Pictures do not belong in the copy; quote every entry below exactly.

#### [Dataset entries]
>>

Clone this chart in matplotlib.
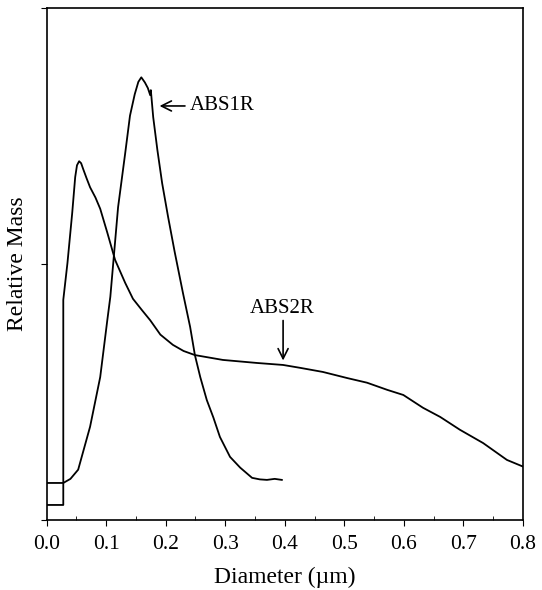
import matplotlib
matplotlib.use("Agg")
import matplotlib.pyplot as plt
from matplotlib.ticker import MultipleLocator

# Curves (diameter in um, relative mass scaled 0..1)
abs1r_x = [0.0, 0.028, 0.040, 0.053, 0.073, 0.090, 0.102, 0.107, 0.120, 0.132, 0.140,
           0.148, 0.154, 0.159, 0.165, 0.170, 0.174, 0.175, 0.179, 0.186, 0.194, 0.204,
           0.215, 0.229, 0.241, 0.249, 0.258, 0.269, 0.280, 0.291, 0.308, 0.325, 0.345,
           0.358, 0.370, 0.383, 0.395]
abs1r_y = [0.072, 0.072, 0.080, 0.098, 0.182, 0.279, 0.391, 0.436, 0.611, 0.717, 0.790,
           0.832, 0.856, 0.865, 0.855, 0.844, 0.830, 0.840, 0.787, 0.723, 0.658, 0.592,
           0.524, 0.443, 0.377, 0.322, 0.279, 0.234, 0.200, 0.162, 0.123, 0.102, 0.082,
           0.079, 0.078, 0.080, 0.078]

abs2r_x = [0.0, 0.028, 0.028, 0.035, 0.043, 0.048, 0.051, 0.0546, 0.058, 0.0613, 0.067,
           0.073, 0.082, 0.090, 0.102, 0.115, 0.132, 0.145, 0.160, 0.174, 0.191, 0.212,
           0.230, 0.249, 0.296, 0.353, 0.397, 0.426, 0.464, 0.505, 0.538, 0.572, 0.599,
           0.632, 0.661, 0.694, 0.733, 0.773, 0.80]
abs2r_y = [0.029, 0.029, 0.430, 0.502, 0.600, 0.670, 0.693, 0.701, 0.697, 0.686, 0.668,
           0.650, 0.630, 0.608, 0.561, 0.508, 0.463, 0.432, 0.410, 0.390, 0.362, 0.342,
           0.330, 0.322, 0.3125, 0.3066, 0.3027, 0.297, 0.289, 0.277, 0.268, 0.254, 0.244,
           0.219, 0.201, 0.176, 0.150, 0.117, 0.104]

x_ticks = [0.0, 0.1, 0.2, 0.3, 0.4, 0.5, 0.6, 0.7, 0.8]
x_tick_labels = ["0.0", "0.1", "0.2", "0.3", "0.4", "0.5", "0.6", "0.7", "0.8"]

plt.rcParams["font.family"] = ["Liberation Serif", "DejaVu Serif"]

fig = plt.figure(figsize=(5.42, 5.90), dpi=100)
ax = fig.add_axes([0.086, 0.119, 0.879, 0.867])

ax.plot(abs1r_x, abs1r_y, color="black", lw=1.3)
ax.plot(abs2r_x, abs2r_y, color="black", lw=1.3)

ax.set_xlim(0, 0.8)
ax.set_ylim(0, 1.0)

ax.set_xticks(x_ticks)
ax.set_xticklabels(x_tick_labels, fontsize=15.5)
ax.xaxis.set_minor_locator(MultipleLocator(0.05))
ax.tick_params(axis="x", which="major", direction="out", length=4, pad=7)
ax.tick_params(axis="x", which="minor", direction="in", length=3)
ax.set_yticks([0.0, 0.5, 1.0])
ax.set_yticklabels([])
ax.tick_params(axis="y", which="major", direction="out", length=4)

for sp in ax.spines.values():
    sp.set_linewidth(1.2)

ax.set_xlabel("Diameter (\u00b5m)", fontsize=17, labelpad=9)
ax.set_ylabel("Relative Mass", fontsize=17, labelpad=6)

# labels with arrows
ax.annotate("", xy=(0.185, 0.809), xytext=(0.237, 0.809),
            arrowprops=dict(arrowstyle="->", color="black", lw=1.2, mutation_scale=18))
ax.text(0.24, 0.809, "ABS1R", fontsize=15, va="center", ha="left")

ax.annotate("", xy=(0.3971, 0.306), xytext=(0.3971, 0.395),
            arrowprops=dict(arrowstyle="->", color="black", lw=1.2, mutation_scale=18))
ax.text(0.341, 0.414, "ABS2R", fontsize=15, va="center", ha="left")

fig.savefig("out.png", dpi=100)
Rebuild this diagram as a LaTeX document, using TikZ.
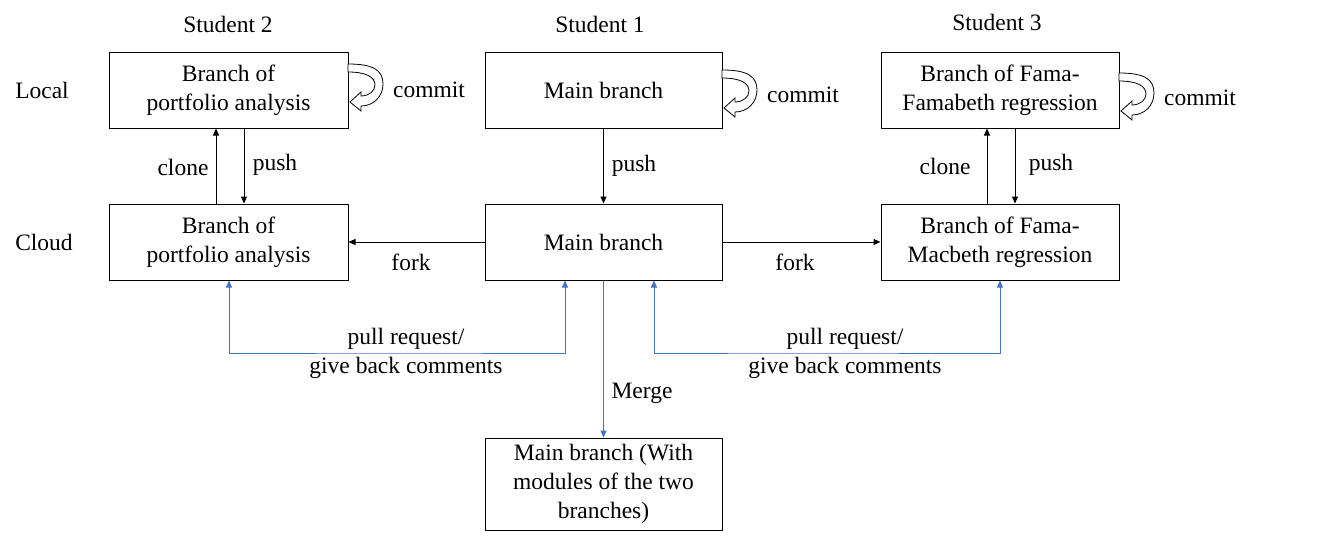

<<

#### [Answer]
Clone this chart in matplotlib.
import matplotlib
matplotlib.use("Agg")
import matplotlib.pyplot as plt
from matplotlib.ticker import MultipleLocator

# Curves (diameter in um, relative mass scaled 0..1)
abs1r_x = [0.0, 0.028, 0.040, 0.053, 0.073, 0.090, 0.102, 0.107, 0.120, 0.132, 0.140,
           0.148, 0.154, 0.159, 0.165, 0.170, 0.174, 0.175, 0.179, 0.186, 0.194, 0.204,
           0.215, 0.229, 0.241, 0.249, 0.258, 0.269, 0.280, 0.291, 0.308, 0.325, 0.345,
           0.358, 0.370, 0.383, 0.395]
abs1r_y = [0.072, 0.072, 0.080, 0.098, 0.182, 0.279, 0.391, 0.436, 0.611, 0.717, 0.790,
           0.832, 0.856, 0.865, 0.855, 0.844, 0.830, 0.840, 0.787, 0.723, 0.658, 0.592,
           0.524, 0.443, 0.377, 0.322, 0.279, 0.234, 0.200, 0.162, 0.123, 0.102, 0.082,
           0.079, 0.078, 0.080, 0.078]

abs2r_x = [0.0, 0.028, 0.028, 0.035, 0.043, 0.048, 0.051, 0.0546, 0.058, 0.0613, 0.067,
           0.073, 0.082, 0.090, 0.102, 0.115, 0.132, 0.145, 0.160, 0.174, 0.191, 0.212,
           0.230, 0.249, 0.296, 0.353, 0.397, 0.426, 0.464, 0.505, 0.538, 0.572, 0.599,
           0.632, 0.661, 0.694, 0.733, 0.773, 0.80]
abs2r_y = [0.029, 0.029, 0.430, 0.502, 0.600, 0.670, 0.693, 0.701, 0.697, 0.686, 0.668,
           0.650, 0.630, 0.608, 0.561, 0.508, 0.463, 0.432, 0.410, 0.390, 0.362, 0.342,
           0.330, 0.322, 0.3125, 0.3066, 0.3027, 0.297, 0.289, 0.277, 0.268, 0.254, 0.244,
           0.219, 0.201, 0.176, 0.150, 0.117, 0.104]

x_ticks = [0.0, 0.1, 0.2, 0.3, 0.4, 0.5, 0.6, 0.7, 0.8]
x_tick_labels = ["0.0", "0.1", "0.2", "0.3", "0.4", "0.5", "0.6", "0.7", "0.8"]

plt.rcParams["font.family"] = ["Liberation Serif", "DejaVu Serif"]

fig = plt.figure(figsize=(5.42, 5.90), dpi=100)
ax = fig.add_axes([0.086, 0.119, 0.879, 0.867])

ax.plot(abs1r_x, abs1r_y, color="black", lw=1.3)
ax.plot(abs2r_x, abs2r_y, color="black", lw=1.3)

ax.set_xlim(0, 0.8)
ax.set_ylim(0, 1.0)

ax.set_xticks(x_ticks)
ax.set_xticklabels(x_tick_labels, fontsize=15.5)
ax.xaxis.set_minor_locator(MultipleLocator(0.05))
ax.tick_params(axis="x", which="major", direction="out", length=4, pad=7)
ax.tick_params(axis="x", which="minor", direction="in", length=3)
ax.set_yticks([0.0, 0.5, 1.0])
ax.set_yticklabels([])
ax.tick_params(axis="y", which="major", direction="out", length=4)

for sp in ax.spines.values():
    sp.set_linewidth(1.2)

ax.set_xlabel("Diameter (\u00b5m)", fontsize=17, labelpad=9)
ax.set_ylabel("Relative Mass", fontsize=17, labelpad=6)

# labels with arrows
ax.annotate("", xy=(0.185, 0.809), xytext=(0.237, 0.809),
            arrowprops=dict(arrowstyle="->", color="black", lw=1.2, mutation_scale=18))
ax.text(0.24, 0.809, "ABS1R", fontsize=15, va="center", ha="left")

ax.annotate("", xy=(0.3971, 0.306), xytext=(0.3971, 0.395),
            arrowprops=dict(arrowstyle="->", color="black", lw=1.2, mutation_scale=18))
ax.text(0.341, 0.414, "ABS2R", fontsize=15, va="center", ha="left")

fig.savefig("out.png", dpi=100)
Rebuild this diagram as a LaTeX document, using TikZ.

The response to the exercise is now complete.